--- Task prompt ---
Write out again, word for word, the lines below from the line that holds "Write the matplotlib code for this chart." through the line that holds "from matplotlib.patches import Rectangle", omitting pictures.

--------

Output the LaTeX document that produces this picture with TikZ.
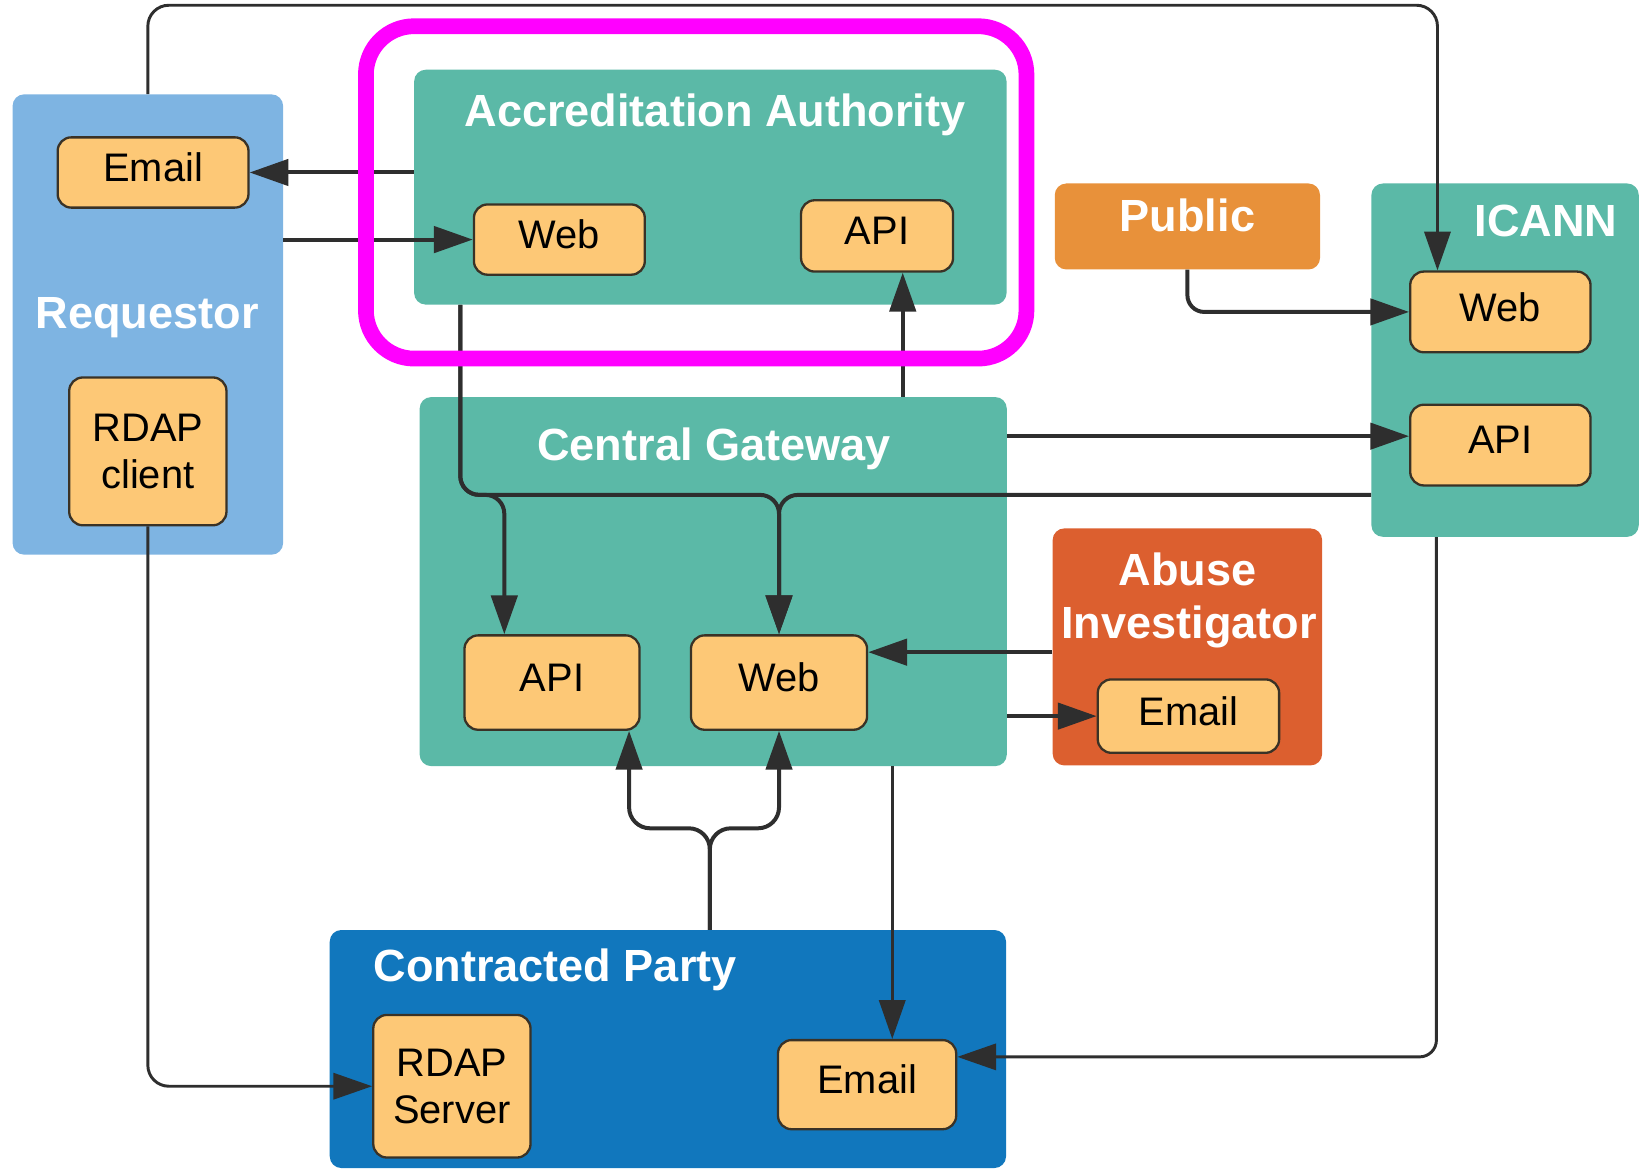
\documentclass[tikz,border=0pt]{standalone}
\usepackage{fontspec}
\setmainfont{Liberation Sans}
\usetikzlibrary{arrows.meta}
\definecolor{cTeal}{HTML}{5BB9A7}
\definecolor{cReq}{HTML}{7EB4E2}
\definecolor{cPub}{HTML}{E8913A}
\definecolor{cAbuse}{HTML}{DC5F2F}
\definecolor{cCP}{HTML}{1177BD}
\definecolor{cInner}{HTML}{FDC876}
\definecolor{cEdge}{HTML}{3A3226}
\definecolor{cLine}{HTML}{2E2E2E}
\definecolor{cMag}{HTML}{FF00FF}
\begin{document}
\begin{tikzpicture}[x=1pt,y=-1pt,
  grp/.style={fill=#1, rounded corners=11pt, inner sep=0pt, draw=none},
  comp/.style={fill=cInner, draw=cEdge, line width=2.2pt, rounded corners=13pt, inner sep=0pt,
    font=\fontsize{38}{45}\selectfont, text=black},
  comp1/.style={comp, text depth=10pt},
  comp2/.style={comp, align=center},
  ttl/.style={font=\fontsize{43}{50}\selectfont\bfseries, text=white, inner sep=0pt, anchor=base},
  conn/.style={draw=cLine, line width=3.8pt, -{Triangle[length=37pt,width=25pt]}},
  thinconn/.style={conn, line width=2.8pt},
]
\useasboundingbox (0,0) rectangle (1568,1117);

% group boxes
\node[grp=cReq, minimum width=258pt, minimum height=439pt] (Req) at (141,309.5) {};
\node[grp=cTeal, minimum width=565pt, minimum height=224pt] (AA) at (677.5,178.5) {};
\node[grp=cTeal, minimum width=560pt, minimum height=352pt] (CG) at (680.25,554.7) {};
\node[grp=cPub, minimum width=253pt, minimum height=82pt] (Pub) at (1132.5,216) {};
\node[grp=cTeal, minimum width=255pt, minimum height=337pt] (ICANN) at (1435.5,343.5) {};
\node[grp=cAbuse, minimum width=257pt, minimum height=226pt] (Ab) at (1132.5,617) {};
\node[grp=cCP, minimum width=645pt, minimum height=227pt] (CP) at (637,1000.5) {};

% titles
\node[ttl] (ReqT) at (140.5,313) {Requestor};
\node[ttl] (AAT) at (682,121) {Accreditation Authority};
\node[ttl] (PubT) at (1132.5,221) {Public};
\node[ttl] (ICT) at (1474.5,226) {ICANN};
\node[ttl] (CGT) at (681,439) {Central Gateway};
\node[ttl] (AbT1) at (1132.5,558) {Abuse};
\node[ttl] (AbT2) at (1134,608.5) {Investigator};
\node[ttl, anchor=base west] (CPT) at (356,936) {Contracted Party};

% components
\node[comp1, minimum width=182pt, minimum height=67pt] (ReqEmail) at (146,164.5) {Email};
\node[comp2, minimum width=150pt, minimum height=141pt] (ReqRDAP) at (141,430.5) {RDAP\\client};
\node[comp1, minimum width=163pt, minimum height=67pt] (AAWeb) at (533.5,228.5) {Web};
\node[comp1, minimum width=145pt, minimum height=68pt] (AAAPI) at (836.5,225) {API};
\node[comp1, minimum width=172pt, minimum height=77pt] (ICWeb) at (1431,297.5) {Web};
\node[comp1, minimum width=172pt, minimum height=77pt] (ICAPI) at (1431,424.5) {API};
\node[comp1, minimum width=167pt, minimum height=90pt] (CGAPI) at (526.5,651) {API};
\node[comp1, minimum width=168pt, minimum height=90pt] (CGWeb) at (743,651) {Web};
\node[comp1, minimum width=173pt, minimum height=70pt] (AbEmail) at (1133.5,683) {Email};
\node[comp2, minimum width=150pt, minimum height=136pt] (CPRDAP) at (431,1036) {RDAP\\Server};
\node[comp1, minimum width=170pt, minimum height=85pt] (CPEmail) at (827,1034.5) {Email};

% connectors
\draw[thinconn, rounded corners=20pt] (Req.north) -- (141,5) -- (1371,5) -- (1371,0 |- ICWeb.north);
\draw[conn] (ReqEmail.east -| AA.west) -- (ReqEmail.east);
\draw[conn] (AAWeb.west -| Req.east) -- (AAWeb.west);
\draw[conn] (861,0 |- CG.north) -- (861,0 |- AAAPI.south);
\draw[conn, rounded corners=16pt] (Pub.south) |- (ICWeb.west);
\draw[conn] (CG.east |- 0,416) -- (ICAPI.west |- 0,416);
\draw[conn, rounded corners=18pt] (439,0 |- AA.south) -- (439,472) -- (481,472) -- (481,0 |- CGAPI.north);
\draw[conn, rounded corners=18pt] (439,0 |- AA.south) -- (439,472) -- (743,472) -- (CGWeb.north);
\draw[conn, rounded corners=18pt] (ICANN.west |- 0,472) -- (743,472) -- (CGWeb.north);
\draw[conn] (Ab.west |- 0,622) -- (CGWeb.east |- 0,622);
\draw[conn] (CG.east |- AbEmail.west) -- (AbEmail.west);
\draw[conn, rounded corners=20pt] (677,0 |- CP.north) -- (677,790) -- (600,790) -- (600,0 |- CGAPI.south);
\draw[conn, rounded corners=20pt] (677,0 |- CP.north) -- (677,790) -- (743,790) -- (CGWeb.south);
\draw[thinconn] (851,0 |- CG.south) -- (851,0 |- CPEmail.north);
\draw[thinconn, rounded corners=16pt] (1370,0 |- ICANN.south) -- (1370,1008) -- (CPEmail.east |- 0,1008);
\draw[thinconn, rounded corners=20pt] (ReqRDAP.south) |- (CPRDAP.west);

% highlight
\node[draw=cMag, line width=15pt, rounded corners=46pt, minimum width=630pt, minimum height=317pt, inner sep=0pt] (HL) at (664,183.5) {};
\end{tikzpicture}
\end{document}
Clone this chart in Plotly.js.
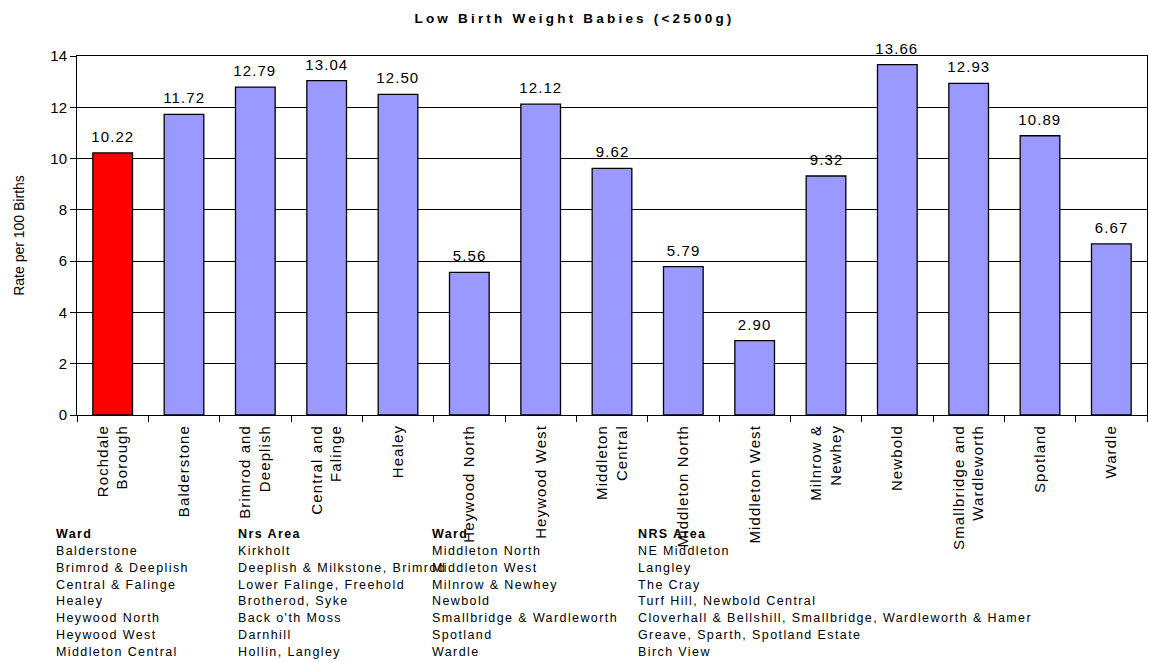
<!DOCTYPE html>
<html><head><meta charset="utf-8">
<script src="https://cdn.plot.ly/plotly-3.0.1.min.js"></script>
<style>body{margin:0;background:#fff}#chart{width:1149px;height:662px}</style>
</head><body><div id="chart"></div>
<script>
const categories = ["Rochdale<br>Borough","Balderstone","Brimrod and<br>Deeplish","Central and<br>Falinge","Healey","Heywood North","Heywood West","Middleton<br>Central","Middleton North","Middleton West","Milnrow &<br>Newhey","Newbold","Smallbridge and<br>Wardleworth","Spotland","Wardle"];
const rates = [10.22,11.72,12.79,13.04,12.50,5.56,12.12,9.62,5.79,2.90,9.32,13.66,12.93,10.89,6.67];
const barColors = ["#FF0000","#9999FF","#9999FF","#9999FF","#9999FF","#9999FF","#9999FF","#9999FF","#9999FF","#9999FF","#9999FF","#9999FF","#9999FF","#9999FF","#9999FF"];
const yTicks = [0,2,4,6,8,10,12,14];

const tableHeaders = ["Ward","Nrs Area","Ward","NRS Area"];
const wardCol1 = ["Balderstone","Brimrod & Deeplish","Central & Falinge","Healey","Heywood North","Heywood West","Middleton Central"];
const areaCol1 = ["Kirkholt","Deeplish & Milkstone, Brimrod","Lower Falinge, Freehold","Brotherod, Syke","Back o'th Moss","Darnhill","Hollin, Langley"];
const wardCol2 = ["Middleton North","Middleton West","Milnrow & Newhey","Newbold","Smallbridge & Wardleworth","Spotland","Wardle"];
const areaCol2 = ["NE Middleton","Langley","The Cray","Turf Hill, Newbold Central","Cloverhall & Bellshill, Smallbridge, Wardleworth & Hamer","Greave, Sparth, Spotland Estate","Birch View"];

const plotL = 77, plotR = 1147, plotT = 56, plotB = 415;
const colPx = [54, 236, 430, 636];
const rowTopPx = 534, rowStep = 16.85;
const px2x = p => (p - plotL) / (plotR - plotL);
const py2y = p => (plotB - p) / (plotB - plotT);
const FONT = 'Arial, Liberation Sans, sans-serif';

const annotations = [];
// value labels above bars
rates.forEach((v, i) => {
  annotations.push({xref:'x', yref:'y', x:categories[i], y:v, yanchor:'bottom', yshift:6,
    text:v.toFixed(2), showarrow:false, font:{family:FONT, size:15, color:'#000'}});
});
// table below chart
const cols = [wardCol1, areaCol1, wardCol2, areaCol2];
cols.forEach((col, ci) => {
  annotations.push({xref:'paper', yref:'paper', x:px2x(colPx[ci]), y:py2y(rowTopPx), xanchor:'left', yanchor:'middle', align:'left',
    text:'<b>'+tableHeaders[ci]+'</b>', showarrow:false, font:{family:FONT, size:12.5, color:'#000'}});
  col.forEach((t, ri) => {
    annotations.push({xref:'paper', yref:'paper', x:px2x(colPx[ci]), y:py2y(rowTopPx + rowStep*(ri+1)), xanchor:'left', yanchor:'middle', align:'left',
      text:t, showarrow:false, font:{family:FONT, size:12.5, color:'#000'}});
  });
});

const trace = {
  type:'bar', x:categories, y:rates,
  marker:{color:barColors, line:{color:'#000', width:1.3}},
  hoverinfo:'none'
};

const layout = {
  width:1149, height:662,
  margin:{l:plotL, r:1149-plotR, t:plotT, b:662-plotB},
  paper_bgcolor:'#fff', plot_bgcolor:'#fff',
  bargap:0.444,
  title:{text:'Low Birth Weight Babies (<2500g)', x:0.5, xref:'container', y:0.973, yanchor:'middle',
    font:{family:FONT, size:13.5, weight:'bold', color:'#000'}},
  xaxis:{type:'category', tickangle:-90, ticks:'outside', ticklen:6, tickcolor:'#000', tickson:'boundaries',
    ticklabelstandoff:3,
    showline:true, linecolor:'#000', linewidth:1, mirror:true, showgrid:false, automargin:false,
    tickfont:{family:FONT, size:15, color:'#000'}},
  yaxis:{range:[0,14], tickvals:yTicks, ticks:'outside', ticklen:6, tickcolor:'#000',
    showline:true, linecolor:'#000', linewidth:1, mirror:true, showgrid:true, gridcolor:'#000', gridwidth:1,
    zeroline:false, automargin:false,
    tickfont:{family:FONT, size:15, color:'#000'},
    title:{text:'Rate per 100 Births', standoff:22, font:{family:FONT, size:14, color:'#000'}}},
  annotations:annotations,
  showlegend:false
};

Plotly.newPlot('chart', [trace], layout, {displayModeBar:false, staticPlot:true}).then(gd => {
  const t = gd.querySelector('.gtitle');
  if (t) t.style.letterSpacing = '3.2px';
  gd.querySelectorAll('.xtick text').forEach(tx => { tx.style.letterSpacing = '1.1px'; });
  gd.querySelectorAll('.annotation').forEach((a, i) => {
    const tx = a.querySelector('text');
    if (!tx) return;
    tx.style.letterSpacing = (i >= rates.length) ? '1.4px' : '1.1px';
  });
});
</script></body></html>
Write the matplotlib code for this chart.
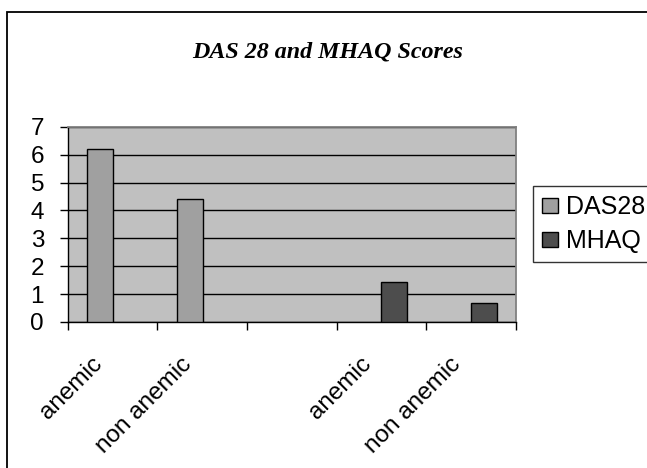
import numpy as np
import matplotlib
matplotlib.use("Agg")
import matplotlib.pyplot as plt
import matplotlib.transforms as mtransforms
from matplotlib.patches import Rectangle

# =========================
# Data (nan = no bar drawn for that series)
# =========================
categories = ["anemic", "non anemic", "", "anemic", "non anemic"]
das28 = [6.2, 4.4, np.nan, np.nan, np.nan]
mhaq = [np.nan, np.nan, np.nan, 1.45, 0.68]
y_ticks = [0, 1, 2, 3, 4, 5, 6, 7]

# =========================
# Style
# =========================
plt.rcParams["font.family"] = ["Liberation Sans", "DejaVu Sans"]
W, H = 647, 468
dpi = 100
tick_fontsize = 17.5
color_das = "#a0a0a0"
color_mhaq = "#4d4d4d"
plot_bg = "#c0c0c0"

fig = plt.figure(figsize=(W / dpi, H / dpi), dpi=dpi)
fig.patch.set_facecolor("white")

# outer chart border (clipped on the right and bottom, as in the source)
fig.patches.append(Rectangle((7 / W, -0.05), 1.2, 1 - 12 / H + 0.05,
                             transform=fig.transFigure, fill=False,
                             edgecolor="black", linewidth=1.3))

left, right, top, bottom = 67.7, 516, 126.7, 322
ax = fig.add_axes([left / W, 1 - bottom / H, (right - left) / W, (bottom - top) / H])
ax.set_facecolor(plot_bg)

x = np.arange(len(categories))
width = 0.29
off = 0.14
ax.bar(x - off, das28, width, color=color_das, edgecolor="black", linewidth=1.0,
       label="DAS28", zorder=3)
ax.bar(x + off, mhaq, width, color=color_mhaq, edgecolor="black", linewidth=1.0,
       label="MHAQ", zorder=3)

ax.set_xlim(-0.5, len(categories) - 0.5)
ax.set_ylim(0, 7)
ax.set_yticks(y_ticks)
ax.yaxis.grid(True, color="black", linewidth=1.0, zorder=1)
ax.set_axisbelow(True)

for s in ["top", "right"]:
    ax.spines[s].set_color("#808080")
    ax.spines[s].set_linewidth(1.3)
for s in ["left", "bottom"]:
    ax.spines[s].set_color("black")
    ax.spines[s].set_linewidth(1.0)

ax.tick_params(axis="y", direction="out", length=6, width=1.0, pad=11,
               labelsize=tick_fontsize)

# category boundary ticks
ax.set_xticks(np.arange(-0.5, len(categories), 1.0), minor=True)
ax.tick_params(axis="x", which="minor", direction="out", length=6, width=1.0)
ax.set_xticks(x)
ax.set_xticklabels(categories, rotation=45, ha="right", va="center",
                   rotation_mode="anchor", fontsize=tick_fontsize)
ax.tick_params(axis="x", which="major", length=0, pad=28)
shift = mtransforms.ScaledTranslation(-14 / dpi, 0, fig.dpi_scale_trans)
for lab in ax.get_xticklabels():
    lab.set_transform(lab.get_transform() + shift)

fig.text(328 / W, 1 - 52 / H, "DAS 28 and MHAQ Scores", ha="center", va="center",
         fontsize=17.3, fontweight="bold", fontstyle="italic",
         family=["Liberation Serif", "DejaVu Serif"])

leg = fig.legend(loc="upper left", bbox_to_anchor=(533 / W, 1 - 186 / H),
                 fontsize=18, frameon=True, fancybox=False,
                 edgecolor="black", handlelength=0.62, handleheight=0.55,
                 handletextpad=0.33, borderpad=0.36, labelspacing=0.42,
                 borderaxespad=0)
leg.get_frame().set_linewidth(1.0)

fig.savefig("out.png", dpi=dpi)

--------

--- Task output ---
Write the matplotlib code for this chart.
import numpy as np
import matplotlib
matplotlib.use("Agg")
import matplotlib.pyplot as plt
import matplotlib.transforms as mtransforms
from matplotlib.patches import Rectangle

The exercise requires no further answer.